July 31, 2008
At the City Gates
Read Ruth 4:1-10
Some of us are familiar with gated communities but, unless we are history buffs, many
of us are unfamiliar with gated cities. As a child of the 50's, my images of city gates
came from the green, art deco gates to the city of Oz or the wooden entrances to a
thousand frontier forts in the cowboy movies I watched as a kid. Yet, city walls, and
thus city gates, were very common in the ancient world. The so-called "wall streets"
in various cities mark where these walls once stood.
Of course, city walls are testimonies to the fact that the world can be a dangerous
place. People put up walls to keep certain things in -- and other things out of -- their
lives. Gates are intentional holes in these walls, so they must be carefully monitored.
They are places where people choose to move from one set of rules and authority to
another. One set of rules applies inside the walls, another outside. Gates represent the
transition from one sphere of influence to another.
For obvious reasons, city gates were gathering places and it was natural for those
charged as the community's gatekeepers to take their places, guarding the community physically, culturally, and spiritually. It was a vital role, for the safety of the city
depended on their vigilance. For example, on the Lewis and Clark expedition, the
death sentence was prescribed for onlyone offense: falling asleep on guard duty. That
was because it was the only offense that put the whole corps at risk. In the cultural and
spiritual sense, elders are the sentries, charged with guarding the community's health and, indeed, its very existence.
Virtually every community honors its elders with this role. There are churches in which
the governing group is called "elders." The words "priest," "sheik," and "senator" all
mean "elder." The Old Testament gives witness to the special relationship between this
special place (the city gates) and these special people (elders).

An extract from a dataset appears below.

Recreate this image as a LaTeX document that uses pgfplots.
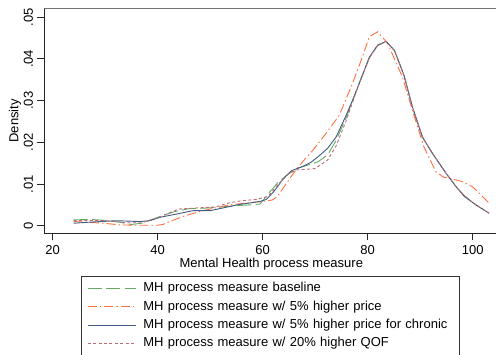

The city gates were the place where people came for justice: When [a fugitive] flees
to one of these cities, he is to stand in the entrance of the city gate and state his
case before the elders of that city. Joshua 20:4
It was a place where people were honored: Her husband is respected at the city gate, where he takes his seat among the elders of the land... Give her the reward
she has earned, and let her works bring her praise at the city gate.
Proverbs 31:23, 31
It was a place where domestic disputes were handled: -- his father and mother shall
take hold of him and bring him to the elders at the gate of his town.
Deuteronomy 21:19
The absence of elders at the gates was a cause for mourning: The elders are gone from
the city gate; the young men have stopped their music. Lamentations 5:14
To be cast "outside the gates" was to be cut off from the people: And so Jesus also
suffered outside the city gate to make the people holy through his own blood.
Hebrews 13:12
Thus it was natural for Boaz, as a city elder, to take his place seated at the city gates.
(Ruth 4:1) Yet, on this day, he came not only as a senator, but also as a supplicant.
He came to make his case in hopes of winning the right to marry Ruth and to have this
right confirmed in public.
One final note -- the great messianic hope is that, when Jesus at last reigns as King of
kings and Lord of lords, there will be no need ever to close the gates of pearl that
adorn the new Jerusalem, for perfect love will have cast out all fear. "Your gates will
always stand open, they will never be shut, day or night -- (Isaiah 60:11) On no
day will its gates ever be shut -- a world where safety and justice prevail.